Last, Rinker asserts that the bankruptcy court erred in granting summary judgment because the meaning of the terms of probation imposed upon him are questions of fact. Rinker argues that testimony by the probation officer and the district court judge who sentenced Rinker are necessary to determine the meaning of the special conditions of his probation.
This contention is also without merit. Even if the probation officer interpreted the special conditions as not imposing an obligation on him to pay his past due taxes, the bankruptcy court was still proper in concluding that a condition to pay his past due taxes was imposed on Rinker as part of his criminal conviction. The special conditions imposed on Rinker pursuant to his criminal conviction are unambiguous.

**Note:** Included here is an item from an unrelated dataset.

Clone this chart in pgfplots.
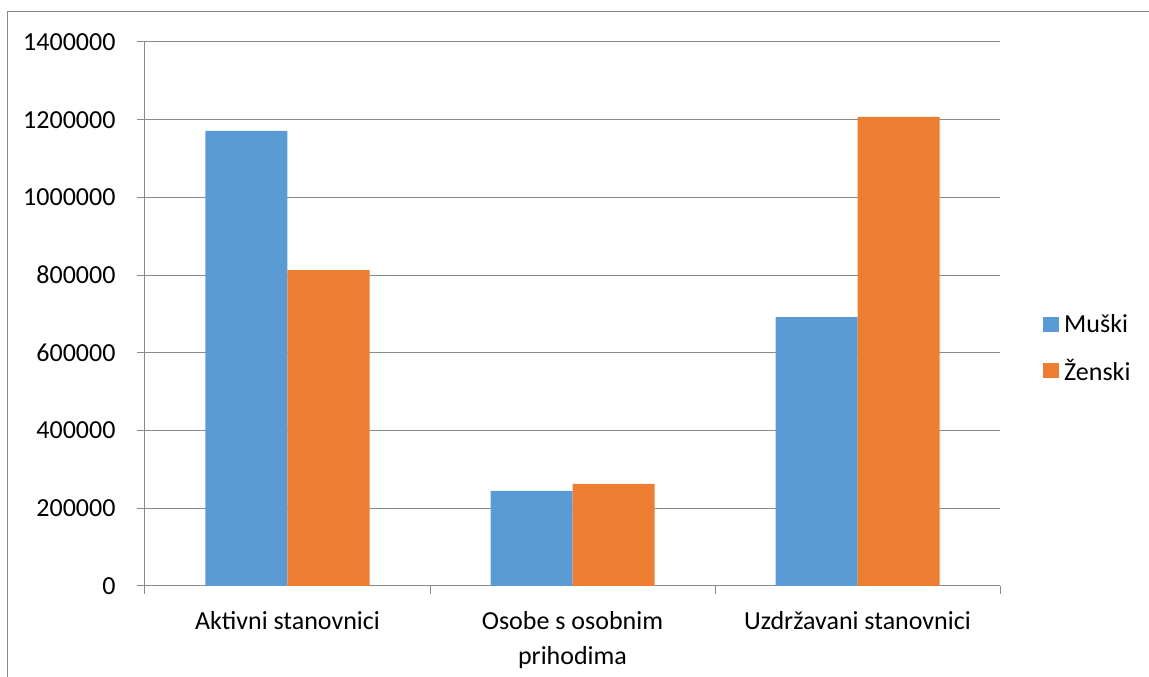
\documentclass[border=0pt]{standalone}
\usepackage{fontspec}
\setmainfont{Carlito}
\usepackage{pgfplots}
\pgfplotsset{compat=1.18}
\definecolor{muski}{HTML}{5B9BD5}
\definecolor{zenski}{HTML}{ED7D31}
\definecolor{gridc}{HTML}{8A8A8A}
\newcommand{\lab}{\fontsize{26}{35}\selectfont}
\begin{document}
\begin{tikzpicture}
\useasboundingbox (-145pt,-91pt) rectangle (1004pt,586pt);
\draw[gridc, line width=1pt] (-137pt,-95pt) -- (-137pt,574pt) -- (1010pt,574pt);
\begin{axis}[
    at={(0pt,0pt)}, anchor=south west,
    scale only axis, width=855pt, height=544pt,
    ybar=0pt, bar width=82pt,
    xmin=-0.5, xmax=2.5, ymin=0, ymax=1400000,
    axis lines=left, axis line style={gridc, line width=1pt, -},
    xtick={0,1,2},
    xticklabels={Aktivni stanovnici, Osobe s osobnim\\prihodima, Uzdržavani stanovnici},
    major x tick style={draw=none},
    minor xtick={-0.5,0.5,1.5,2.5},
    minor x tick style={gridc, line width=1pt},
    minor tick length=8pt,
    ytick={0,200000,400000,600000,800000,1000000,1200000,1400000},
    yticklabels={0,200000,400000,600000,800000,1000000,1200000,1400000},
    scaled y ticks=false,
    major tick length=8pt, tick align=outside,
    y tick style={gridc, line width=1pt},
    ymajorgrids, grid style={gridc, line width=1pt},
    tick label style={font=\lab},
    xticklabel style={align=center, yshift=-14pt},
    yticklabel style={xshift=-18pt},
    legend style={at={(1.0503,0.4375)}, anchor=west, draw=none, fill=none,
        font=\lab, row sep=25pt, inner sep=0pt, nodes={inner xsep=5pt, inner ysep=0pt}},
    legend cell align=left,
    legend image code/.code={\path[#1] (0pt,-7.5pt) rectangle (16pt,7.5pt);},
]
\addplot[fill=muski, draw=none] coordinates {(0,1171000) (1,244500) (2,692000)};
\addlegendentry{Muški}
\addplot[fill=zenski, draw=none] coordinates {(0,813000) (1,262500) (2,1207000)};
\addlegendentry{Ženski}
\end{axis}
\end{tikzpicture}
\end{document}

Rinker was required to pay his past due taxes for 1983, 1984, and 1985. Rinker's proposed reading of the special conditions *767 would require him to report his past due taxes but to pay only his future tax liabilities. This reading is not supported by the plain language of the special conditions.[1] Thus, summary judgment in favor of the IRS was correctly granted.
IV. CONCLUSION
A careful review of this record supports Chief Judge Dalis's findings of fact in this matter, and I find no fault in his conclusions of law. For the foregoing reasons, the judgment of the bankruptcy court is hereby AFFIRMED.
NOTES
[1] Rinker also contends that the District Court could not have intended for him to pay his past due taxes as a special condition of his probation because a restitution order of such nature would exceed its sentencing authority. A challenge to the legality of the conditions imposed pursuant to a criminal conviction is not properly raised in a bankruptcy appeal.